(GIVEN REQUEST) Copy every line of the records below where the word "this" occurs.

(RECORD EXTRACTS)
=======

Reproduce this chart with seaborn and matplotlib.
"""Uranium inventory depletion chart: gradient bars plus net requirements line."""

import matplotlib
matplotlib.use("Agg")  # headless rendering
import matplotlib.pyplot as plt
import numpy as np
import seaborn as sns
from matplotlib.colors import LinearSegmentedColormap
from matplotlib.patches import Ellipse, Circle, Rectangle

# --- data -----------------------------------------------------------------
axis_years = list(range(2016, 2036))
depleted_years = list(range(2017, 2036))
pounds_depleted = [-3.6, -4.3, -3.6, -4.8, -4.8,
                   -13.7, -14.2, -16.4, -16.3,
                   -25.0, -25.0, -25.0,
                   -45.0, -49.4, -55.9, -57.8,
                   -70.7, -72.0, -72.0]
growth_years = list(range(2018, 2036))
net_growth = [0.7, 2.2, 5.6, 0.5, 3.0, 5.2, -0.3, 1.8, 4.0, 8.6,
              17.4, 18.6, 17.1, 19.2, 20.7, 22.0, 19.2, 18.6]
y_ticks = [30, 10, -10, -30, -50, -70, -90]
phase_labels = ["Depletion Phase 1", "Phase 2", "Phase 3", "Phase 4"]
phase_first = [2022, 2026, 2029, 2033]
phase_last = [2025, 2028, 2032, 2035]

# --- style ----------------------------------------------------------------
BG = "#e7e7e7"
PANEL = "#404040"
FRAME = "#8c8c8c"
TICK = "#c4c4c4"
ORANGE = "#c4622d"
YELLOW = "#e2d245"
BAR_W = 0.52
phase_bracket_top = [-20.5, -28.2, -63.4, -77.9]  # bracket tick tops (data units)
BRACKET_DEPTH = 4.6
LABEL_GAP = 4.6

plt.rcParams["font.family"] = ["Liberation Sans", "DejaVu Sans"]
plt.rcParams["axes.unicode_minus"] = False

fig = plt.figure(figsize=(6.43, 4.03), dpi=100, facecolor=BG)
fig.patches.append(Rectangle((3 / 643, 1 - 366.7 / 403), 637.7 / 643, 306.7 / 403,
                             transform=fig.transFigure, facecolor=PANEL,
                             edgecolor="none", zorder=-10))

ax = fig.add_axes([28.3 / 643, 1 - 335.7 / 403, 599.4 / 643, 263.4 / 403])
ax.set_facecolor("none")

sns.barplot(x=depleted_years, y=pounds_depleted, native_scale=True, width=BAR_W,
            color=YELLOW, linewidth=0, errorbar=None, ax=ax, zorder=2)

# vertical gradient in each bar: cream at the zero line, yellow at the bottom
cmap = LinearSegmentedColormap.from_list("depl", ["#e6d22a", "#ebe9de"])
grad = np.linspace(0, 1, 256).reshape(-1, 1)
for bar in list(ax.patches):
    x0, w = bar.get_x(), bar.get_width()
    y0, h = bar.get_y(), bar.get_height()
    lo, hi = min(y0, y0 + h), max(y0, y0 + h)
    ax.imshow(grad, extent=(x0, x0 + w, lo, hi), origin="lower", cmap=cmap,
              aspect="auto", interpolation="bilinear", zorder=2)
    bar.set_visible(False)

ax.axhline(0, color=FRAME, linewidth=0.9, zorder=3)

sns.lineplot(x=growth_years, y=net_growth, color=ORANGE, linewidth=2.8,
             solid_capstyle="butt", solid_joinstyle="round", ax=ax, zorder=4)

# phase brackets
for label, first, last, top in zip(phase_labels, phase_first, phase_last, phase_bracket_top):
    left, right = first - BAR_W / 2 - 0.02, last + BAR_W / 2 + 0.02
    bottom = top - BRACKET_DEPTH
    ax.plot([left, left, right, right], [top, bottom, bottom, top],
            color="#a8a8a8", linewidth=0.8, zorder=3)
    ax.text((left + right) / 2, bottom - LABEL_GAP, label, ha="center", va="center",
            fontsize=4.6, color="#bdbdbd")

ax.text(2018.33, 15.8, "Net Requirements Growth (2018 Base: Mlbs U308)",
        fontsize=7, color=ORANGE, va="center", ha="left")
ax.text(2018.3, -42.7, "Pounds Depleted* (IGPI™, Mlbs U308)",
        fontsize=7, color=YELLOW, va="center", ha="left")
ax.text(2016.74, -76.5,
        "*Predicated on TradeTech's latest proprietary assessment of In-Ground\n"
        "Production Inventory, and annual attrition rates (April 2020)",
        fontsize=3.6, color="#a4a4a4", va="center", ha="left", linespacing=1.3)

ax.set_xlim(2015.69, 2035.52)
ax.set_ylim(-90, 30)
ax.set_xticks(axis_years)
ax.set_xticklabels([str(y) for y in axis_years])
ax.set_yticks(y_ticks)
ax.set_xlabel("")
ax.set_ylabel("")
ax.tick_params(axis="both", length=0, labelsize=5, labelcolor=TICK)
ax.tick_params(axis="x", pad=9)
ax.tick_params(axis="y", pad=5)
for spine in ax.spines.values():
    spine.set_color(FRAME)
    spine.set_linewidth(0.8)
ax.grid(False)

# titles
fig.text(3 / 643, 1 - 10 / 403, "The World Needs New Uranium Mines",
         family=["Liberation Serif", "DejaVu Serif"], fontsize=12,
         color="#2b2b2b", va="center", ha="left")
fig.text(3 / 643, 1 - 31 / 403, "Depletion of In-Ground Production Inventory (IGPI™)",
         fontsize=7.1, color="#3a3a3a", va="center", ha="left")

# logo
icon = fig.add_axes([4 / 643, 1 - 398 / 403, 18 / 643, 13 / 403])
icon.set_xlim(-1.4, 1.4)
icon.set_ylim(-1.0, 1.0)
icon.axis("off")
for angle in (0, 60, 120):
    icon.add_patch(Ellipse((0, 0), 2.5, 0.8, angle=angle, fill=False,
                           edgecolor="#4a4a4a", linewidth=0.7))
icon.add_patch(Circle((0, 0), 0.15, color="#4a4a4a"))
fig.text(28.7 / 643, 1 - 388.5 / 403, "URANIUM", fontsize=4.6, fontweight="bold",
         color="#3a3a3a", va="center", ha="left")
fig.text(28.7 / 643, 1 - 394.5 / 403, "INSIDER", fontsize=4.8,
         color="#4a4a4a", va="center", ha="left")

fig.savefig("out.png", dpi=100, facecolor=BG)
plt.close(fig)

=======

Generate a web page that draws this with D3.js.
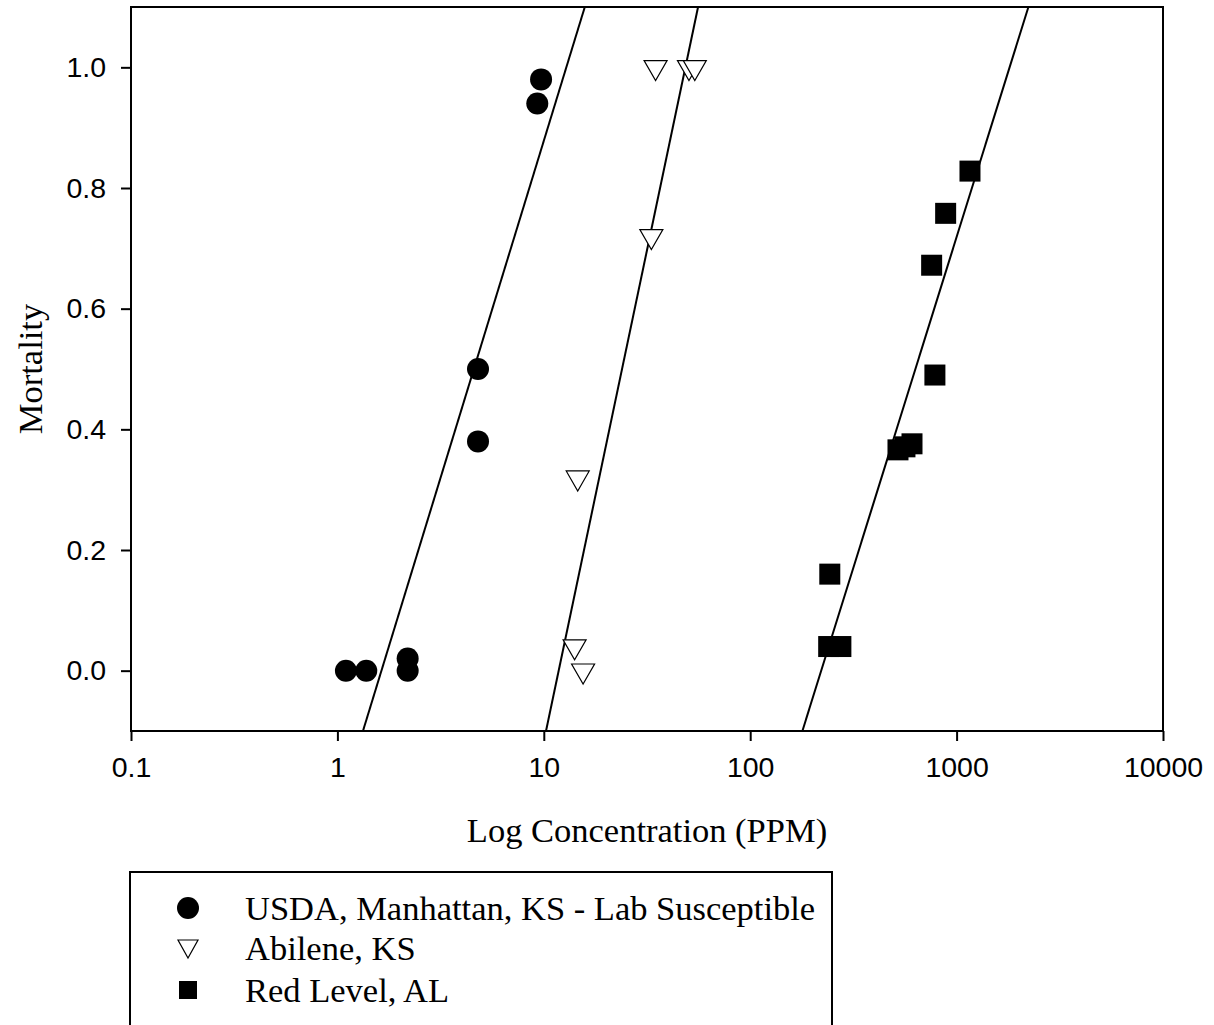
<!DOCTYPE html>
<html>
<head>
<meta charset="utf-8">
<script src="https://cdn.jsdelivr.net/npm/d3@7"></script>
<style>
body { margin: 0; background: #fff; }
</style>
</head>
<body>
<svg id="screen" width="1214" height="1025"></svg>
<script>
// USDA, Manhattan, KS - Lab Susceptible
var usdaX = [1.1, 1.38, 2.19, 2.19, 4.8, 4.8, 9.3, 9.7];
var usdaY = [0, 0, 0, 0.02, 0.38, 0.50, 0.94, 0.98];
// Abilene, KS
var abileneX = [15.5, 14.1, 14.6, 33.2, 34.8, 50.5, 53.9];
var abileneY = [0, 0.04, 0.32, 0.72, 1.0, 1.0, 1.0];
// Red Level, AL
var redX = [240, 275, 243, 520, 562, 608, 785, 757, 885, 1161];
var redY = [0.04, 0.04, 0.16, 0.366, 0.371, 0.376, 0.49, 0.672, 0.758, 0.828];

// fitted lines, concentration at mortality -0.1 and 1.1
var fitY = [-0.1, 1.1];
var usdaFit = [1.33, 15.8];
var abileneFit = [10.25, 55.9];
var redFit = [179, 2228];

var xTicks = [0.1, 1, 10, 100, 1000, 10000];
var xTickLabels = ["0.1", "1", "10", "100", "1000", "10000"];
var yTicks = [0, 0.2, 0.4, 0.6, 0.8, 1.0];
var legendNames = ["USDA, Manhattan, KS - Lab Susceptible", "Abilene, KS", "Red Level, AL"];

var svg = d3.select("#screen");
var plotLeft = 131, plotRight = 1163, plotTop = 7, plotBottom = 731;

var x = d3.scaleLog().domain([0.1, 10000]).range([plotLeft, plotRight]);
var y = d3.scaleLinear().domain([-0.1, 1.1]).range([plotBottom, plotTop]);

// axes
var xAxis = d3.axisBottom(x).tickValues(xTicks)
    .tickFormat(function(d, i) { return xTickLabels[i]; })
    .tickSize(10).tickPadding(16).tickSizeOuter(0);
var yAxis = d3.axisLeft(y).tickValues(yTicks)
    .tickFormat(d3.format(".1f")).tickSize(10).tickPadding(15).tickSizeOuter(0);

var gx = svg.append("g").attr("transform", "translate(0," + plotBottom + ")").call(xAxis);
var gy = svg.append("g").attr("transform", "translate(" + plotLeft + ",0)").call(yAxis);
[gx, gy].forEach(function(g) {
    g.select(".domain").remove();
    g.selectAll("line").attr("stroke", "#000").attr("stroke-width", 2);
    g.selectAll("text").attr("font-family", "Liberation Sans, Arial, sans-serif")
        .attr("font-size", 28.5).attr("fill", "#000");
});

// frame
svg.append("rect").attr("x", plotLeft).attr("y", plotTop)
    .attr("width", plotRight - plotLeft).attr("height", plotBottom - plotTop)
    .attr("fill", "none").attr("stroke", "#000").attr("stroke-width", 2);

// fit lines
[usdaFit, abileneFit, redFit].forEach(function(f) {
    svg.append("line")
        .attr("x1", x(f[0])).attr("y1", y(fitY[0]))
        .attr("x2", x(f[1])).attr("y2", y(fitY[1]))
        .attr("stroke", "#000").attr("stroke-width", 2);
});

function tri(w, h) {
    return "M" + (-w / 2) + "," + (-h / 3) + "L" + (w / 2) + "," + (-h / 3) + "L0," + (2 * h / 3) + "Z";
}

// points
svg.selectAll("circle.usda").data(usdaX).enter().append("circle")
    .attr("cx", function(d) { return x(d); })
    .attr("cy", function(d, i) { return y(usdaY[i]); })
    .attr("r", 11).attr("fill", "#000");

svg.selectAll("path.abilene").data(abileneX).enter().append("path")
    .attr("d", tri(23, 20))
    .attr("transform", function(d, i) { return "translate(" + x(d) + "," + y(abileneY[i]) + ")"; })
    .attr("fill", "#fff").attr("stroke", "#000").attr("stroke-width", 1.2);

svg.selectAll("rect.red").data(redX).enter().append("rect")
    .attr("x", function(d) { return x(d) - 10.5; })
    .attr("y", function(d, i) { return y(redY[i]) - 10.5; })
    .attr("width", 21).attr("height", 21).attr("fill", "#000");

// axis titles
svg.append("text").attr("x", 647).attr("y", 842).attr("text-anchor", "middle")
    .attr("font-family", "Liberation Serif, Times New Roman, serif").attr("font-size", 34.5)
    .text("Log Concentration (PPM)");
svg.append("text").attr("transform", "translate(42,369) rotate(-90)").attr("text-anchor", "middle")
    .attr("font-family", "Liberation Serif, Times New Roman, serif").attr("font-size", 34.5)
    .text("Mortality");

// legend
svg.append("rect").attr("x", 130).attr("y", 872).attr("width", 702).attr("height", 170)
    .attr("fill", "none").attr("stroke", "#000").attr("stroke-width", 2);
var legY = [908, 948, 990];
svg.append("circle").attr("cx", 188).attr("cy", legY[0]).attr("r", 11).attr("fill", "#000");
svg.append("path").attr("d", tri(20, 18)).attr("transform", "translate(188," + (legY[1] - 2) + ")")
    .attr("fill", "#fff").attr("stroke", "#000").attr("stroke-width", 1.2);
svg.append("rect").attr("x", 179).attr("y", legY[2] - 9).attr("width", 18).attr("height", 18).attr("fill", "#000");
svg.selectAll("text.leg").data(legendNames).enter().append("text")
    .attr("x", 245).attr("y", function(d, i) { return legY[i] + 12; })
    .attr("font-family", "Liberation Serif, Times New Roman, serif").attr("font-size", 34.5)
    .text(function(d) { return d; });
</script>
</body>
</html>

=======

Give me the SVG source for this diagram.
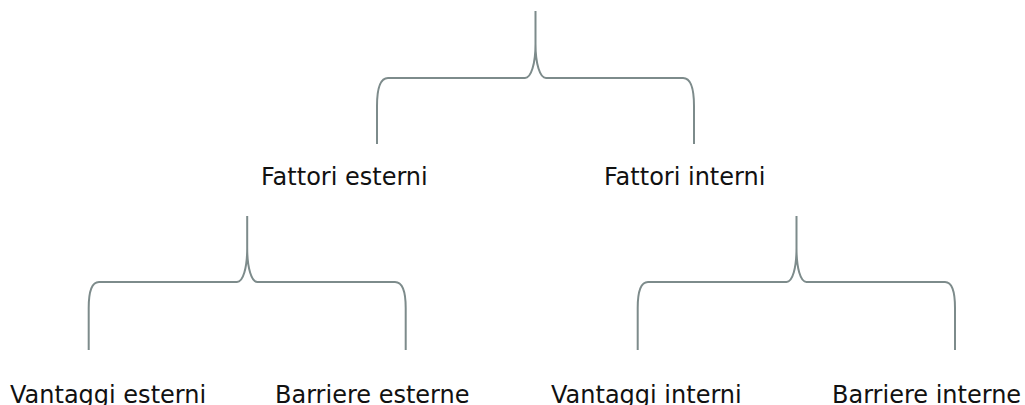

=======

(RESULT BELOW)
Reproduce this chart with seaborn and matplotlib.
Generate a web page that draws this with D3.js.
Give me the SVG source for this diagram.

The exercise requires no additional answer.